Whew, we’re safer now — right? Wrong — both nations are still heavily armed, and the ominous news, swept under the rug amidst other stuff going on, is that Trump recently officially terminated the longstanding INF with Russia, potentially signaling the beginning of the end of the arms control architecture that has regulated nuclear weapons since the Cold War.
Before we lay it all on Trump, our NATO allies have accused Russia for years of violating the treaty by developing and deploying a land-based cruise missile believed to have a range of between 500 and 5,500 kilometers.
Arms control advocates say the decision to abandon the INF increases the risk of a buildup of nuclear and conventional missiles along Russia’s border with Eastern Europe, potentially undermining Europe’s security. But others, including Trump Administration officials, assert that there is no point in deferring to a treaty that Russia is violating. Furthermore, “experts” say that China is gaining its own advantage by developing its own intermediate range forces to deploy in East Asia.
Regardless of who deserves blame, it is ominous that the INF is abandoned, and more ominous that there seem to be no appetite for negotiations. Besides we still have New START, don’t we?
Yes, for now anyway. But it will expire in 2021 unless both sides agree to extend it. Termination of both the INF and New START could potentially provoke a new nuclear arms race.
Trump has not explicitly said whether he will allow New START to expire. Some administration officials have signaled that they don’t support it in its current form.
Trump has indicated that he wants to replace New START with a three-way nuclear weapons treaty that would include China. However, the fly in the ointment there is that it is questionable whether Beijing would agree to negotiate such a deal since it has a smaller nuclear arsenal than either Washington or Moscow.
A key figure, National Security Advisor, John Bolton who never met a war he didn’t like as long as he could view it from safe distance, apparently wants to abandon New START, recently characterizing it as “flawed from the beginning.” Some of us worry more about Bolton than we do about Trump himself. Despite Bolton, Trump has ostensibly dispatched diplomats to Geneva to conduct talks with Russian counterparts on possibly extending New START.
In sharp contrast to the hawkish Bolton who never had five minutes in a military chow line, US military leaders support New START. That treaty provides a verification process that includes notifications by each country each time they move a weapon, and includes on-site inspections. These would go away if the treaty expires.

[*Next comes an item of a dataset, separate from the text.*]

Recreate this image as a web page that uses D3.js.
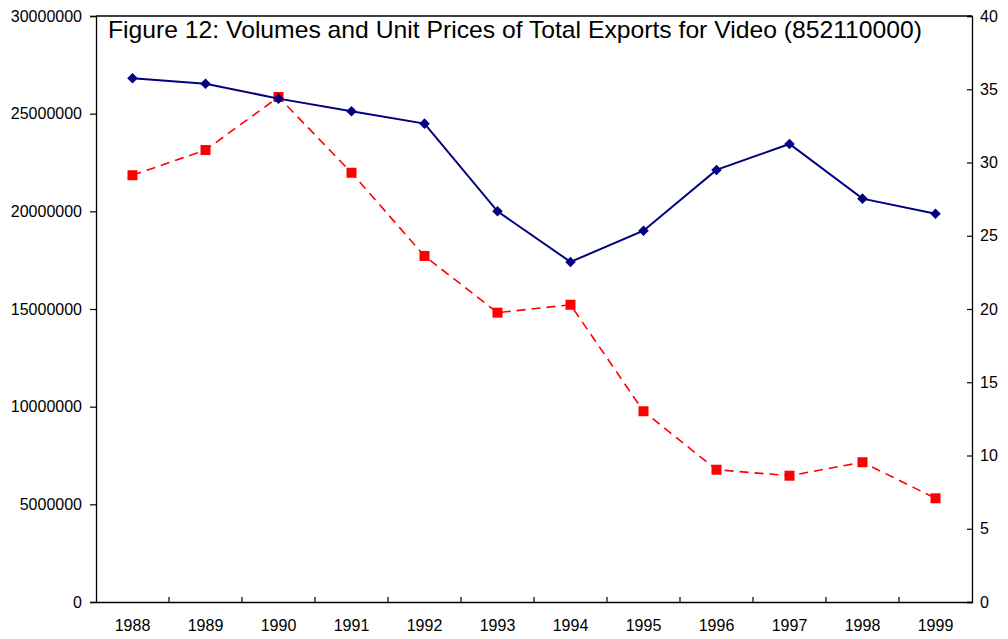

Nearly all congressional Democrats support extension of New START. In contrast, hawkish Republican Senators Cotton and Cornyn have introduced legislation that would block funding on extending the treaty unless it expands to include China. Rep. Liz Cheney introduced companion legislation in the House.
Other Republicans, including Senator Todd Young, have urged the administration to extend New START and have, along with Democrat, Chris Van Hollen, introduced legislation to extend the treaty.
The whole nuclear situation is ever more ominous as members of the “nuclear club” now include China, North Korea, UK, France, Pakistan, India, and Israel. Others would like to join the club, including Iran. The Iranian situation was, if not resolved, at least delayed until Trump ill-advisedly unilaterally walked out on the deal.
The ever-dangerous nuclear problem still looms, buried under the multiple issues of the 2020 campaign. We should insist that candidates weigh in on it.